▶ [Required work]:
Copy every line of the records below that holds the word "TypeScript".

▶ [Available data]:
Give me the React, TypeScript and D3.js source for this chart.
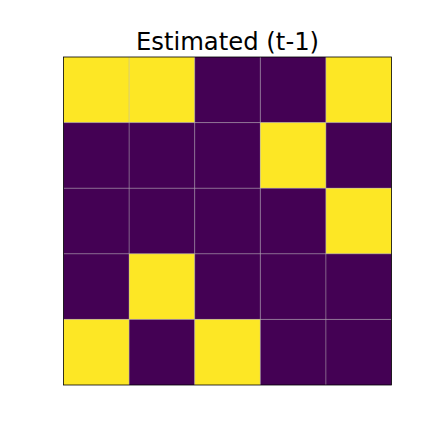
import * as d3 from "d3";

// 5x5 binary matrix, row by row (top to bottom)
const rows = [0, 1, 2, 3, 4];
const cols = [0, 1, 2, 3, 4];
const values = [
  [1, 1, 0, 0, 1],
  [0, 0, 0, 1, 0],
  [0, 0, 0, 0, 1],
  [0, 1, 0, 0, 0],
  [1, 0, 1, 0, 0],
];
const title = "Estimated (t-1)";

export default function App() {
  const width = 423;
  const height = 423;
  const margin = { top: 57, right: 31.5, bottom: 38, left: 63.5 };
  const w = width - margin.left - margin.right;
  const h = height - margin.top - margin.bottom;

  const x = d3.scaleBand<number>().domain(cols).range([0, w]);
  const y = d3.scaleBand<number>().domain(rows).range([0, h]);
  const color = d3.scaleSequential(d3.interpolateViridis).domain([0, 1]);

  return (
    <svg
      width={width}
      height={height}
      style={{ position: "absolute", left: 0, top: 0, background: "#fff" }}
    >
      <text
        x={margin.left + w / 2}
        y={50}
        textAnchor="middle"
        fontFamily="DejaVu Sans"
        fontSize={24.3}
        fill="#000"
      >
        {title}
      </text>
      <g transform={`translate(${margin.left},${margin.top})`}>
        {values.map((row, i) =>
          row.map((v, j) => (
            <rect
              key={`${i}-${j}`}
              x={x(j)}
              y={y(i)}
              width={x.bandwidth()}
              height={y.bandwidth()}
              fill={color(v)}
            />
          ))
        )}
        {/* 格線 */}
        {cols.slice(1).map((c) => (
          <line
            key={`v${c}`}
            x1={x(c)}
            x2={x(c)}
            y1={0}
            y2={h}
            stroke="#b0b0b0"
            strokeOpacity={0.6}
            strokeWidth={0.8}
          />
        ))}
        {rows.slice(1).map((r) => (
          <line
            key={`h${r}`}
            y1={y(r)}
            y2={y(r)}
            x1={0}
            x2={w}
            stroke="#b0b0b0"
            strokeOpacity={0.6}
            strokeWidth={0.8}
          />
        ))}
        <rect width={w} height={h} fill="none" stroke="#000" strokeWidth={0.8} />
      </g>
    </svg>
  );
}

---

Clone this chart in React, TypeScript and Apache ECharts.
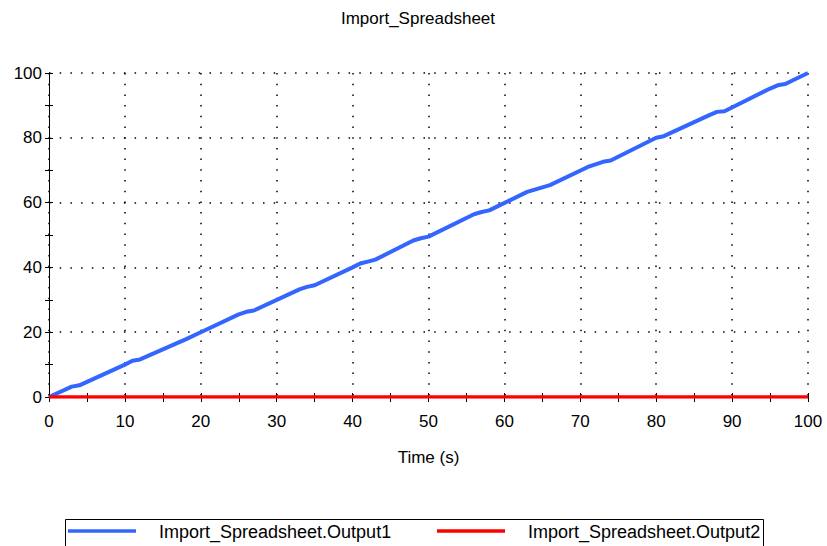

* * *

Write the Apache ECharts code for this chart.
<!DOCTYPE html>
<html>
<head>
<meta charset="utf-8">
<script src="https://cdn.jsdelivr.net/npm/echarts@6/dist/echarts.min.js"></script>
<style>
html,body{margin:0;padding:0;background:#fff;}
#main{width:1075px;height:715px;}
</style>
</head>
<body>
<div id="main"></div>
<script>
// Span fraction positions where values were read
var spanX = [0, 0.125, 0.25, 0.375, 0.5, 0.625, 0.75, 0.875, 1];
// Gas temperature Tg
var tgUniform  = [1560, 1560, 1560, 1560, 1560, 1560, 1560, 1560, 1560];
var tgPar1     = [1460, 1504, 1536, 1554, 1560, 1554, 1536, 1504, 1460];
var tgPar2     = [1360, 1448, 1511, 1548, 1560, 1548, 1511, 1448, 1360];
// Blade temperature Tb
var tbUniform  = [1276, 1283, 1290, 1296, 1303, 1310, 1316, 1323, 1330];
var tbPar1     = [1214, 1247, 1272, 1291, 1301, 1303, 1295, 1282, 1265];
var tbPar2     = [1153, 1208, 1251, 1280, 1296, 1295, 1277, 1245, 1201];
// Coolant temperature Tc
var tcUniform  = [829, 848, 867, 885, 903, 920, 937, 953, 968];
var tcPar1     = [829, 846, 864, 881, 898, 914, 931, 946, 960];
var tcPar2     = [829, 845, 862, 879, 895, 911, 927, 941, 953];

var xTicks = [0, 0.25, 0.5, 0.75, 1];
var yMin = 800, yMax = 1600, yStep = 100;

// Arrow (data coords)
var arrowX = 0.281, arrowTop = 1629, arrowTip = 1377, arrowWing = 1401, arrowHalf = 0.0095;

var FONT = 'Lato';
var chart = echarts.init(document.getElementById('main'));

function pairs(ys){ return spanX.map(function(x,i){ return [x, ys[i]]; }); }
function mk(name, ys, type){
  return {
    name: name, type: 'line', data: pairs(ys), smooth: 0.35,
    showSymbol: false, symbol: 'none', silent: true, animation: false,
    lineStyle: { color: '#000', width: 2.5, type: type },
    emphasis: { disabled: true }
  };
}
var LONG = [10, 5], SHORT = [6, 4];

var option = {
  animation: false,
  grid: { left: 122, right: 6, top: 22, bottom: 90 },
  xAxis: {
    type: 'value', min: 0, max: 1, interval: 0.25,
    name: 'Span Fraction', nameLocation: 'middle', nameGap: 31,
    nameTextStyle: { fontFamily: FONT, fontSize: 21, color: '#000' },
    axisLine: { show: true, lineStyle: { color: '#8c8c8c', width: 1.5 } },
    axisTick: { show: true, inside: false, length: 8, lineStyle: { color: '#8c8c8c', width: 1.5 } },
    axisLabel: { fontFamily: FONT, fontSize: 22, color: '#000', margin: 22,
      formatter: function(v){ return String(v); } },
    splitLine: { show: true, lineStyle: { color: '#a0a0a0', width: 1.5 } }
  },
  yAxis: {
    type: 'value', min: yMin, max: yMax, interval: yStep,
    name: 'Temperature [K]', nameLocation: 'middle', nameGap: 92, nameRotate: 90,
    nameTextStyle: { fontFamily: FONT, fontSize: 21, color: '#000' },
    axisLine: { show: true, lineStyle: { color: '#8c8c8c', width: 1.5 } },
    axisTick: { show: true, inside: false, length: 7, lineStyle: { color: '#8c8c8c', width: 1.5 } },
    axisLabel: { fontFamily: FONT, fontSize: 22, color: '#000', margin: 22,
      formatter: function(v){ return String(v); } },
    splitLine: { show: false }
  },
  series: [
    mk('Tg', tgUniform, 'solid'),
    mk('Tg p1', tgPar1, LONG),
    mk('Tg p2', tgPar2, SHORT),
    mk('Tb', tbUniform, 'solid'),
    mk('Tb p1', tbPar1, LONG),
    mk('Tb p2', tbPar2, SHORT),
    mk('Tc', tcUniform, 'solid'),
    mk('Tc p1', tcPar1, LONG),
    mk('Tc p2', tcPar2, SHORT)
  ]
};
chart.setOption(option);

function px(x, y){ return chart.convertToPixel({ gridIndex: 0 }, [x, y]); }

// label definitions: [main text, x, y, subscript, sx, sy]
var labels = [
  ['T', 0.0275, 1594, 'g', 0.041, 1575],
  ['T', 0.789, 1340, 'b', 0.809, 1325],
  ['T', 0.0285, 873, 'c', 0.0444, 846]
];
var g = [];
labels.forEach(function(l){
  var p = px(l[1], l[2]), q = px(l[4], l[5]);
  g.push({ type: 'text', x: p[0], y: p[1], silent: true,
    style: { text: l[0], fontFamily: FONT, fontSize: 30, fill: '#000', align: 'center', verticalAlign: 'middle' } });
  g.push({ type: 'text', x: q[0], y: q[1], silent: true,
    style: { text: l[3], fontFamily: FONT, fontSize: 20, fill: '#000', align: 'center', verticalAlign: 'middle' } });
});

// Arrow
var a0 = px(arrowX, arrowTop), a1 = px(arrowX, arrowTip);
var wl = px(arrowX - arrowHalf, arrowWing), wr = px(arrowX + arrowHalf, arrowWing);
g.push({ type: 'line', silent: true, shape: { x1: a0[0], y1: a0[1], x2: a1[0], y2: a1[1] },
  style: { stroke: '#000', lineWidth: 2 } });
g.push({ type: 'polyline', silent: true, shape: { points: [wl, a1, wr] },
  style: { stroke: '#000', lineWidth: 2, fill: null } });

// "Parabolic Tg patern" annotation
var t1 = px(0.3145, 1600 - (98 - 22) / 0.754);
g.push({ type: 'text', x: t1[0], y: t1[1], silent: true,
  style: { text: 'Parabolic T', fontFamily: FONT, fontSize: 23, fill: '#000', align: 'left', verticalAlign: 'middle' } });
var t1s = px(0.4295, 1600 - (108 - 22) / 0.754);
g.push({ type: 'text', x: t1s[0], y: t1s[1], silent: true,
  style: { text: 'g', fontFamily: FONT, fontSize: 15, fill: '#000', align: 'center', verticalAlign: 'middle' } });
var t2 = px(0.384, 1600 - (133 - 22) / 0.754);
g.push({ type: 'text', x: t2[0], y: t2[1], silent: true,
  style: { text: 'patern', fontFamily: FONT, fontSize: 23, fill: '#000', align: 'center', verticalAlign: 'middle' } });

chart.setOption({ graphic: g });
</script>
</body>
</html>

▶ [Written reply]:
Give me the React, TypeScript and D3.js source for this chart.
Clone this chart in React, TypeScript and Apache ECharts.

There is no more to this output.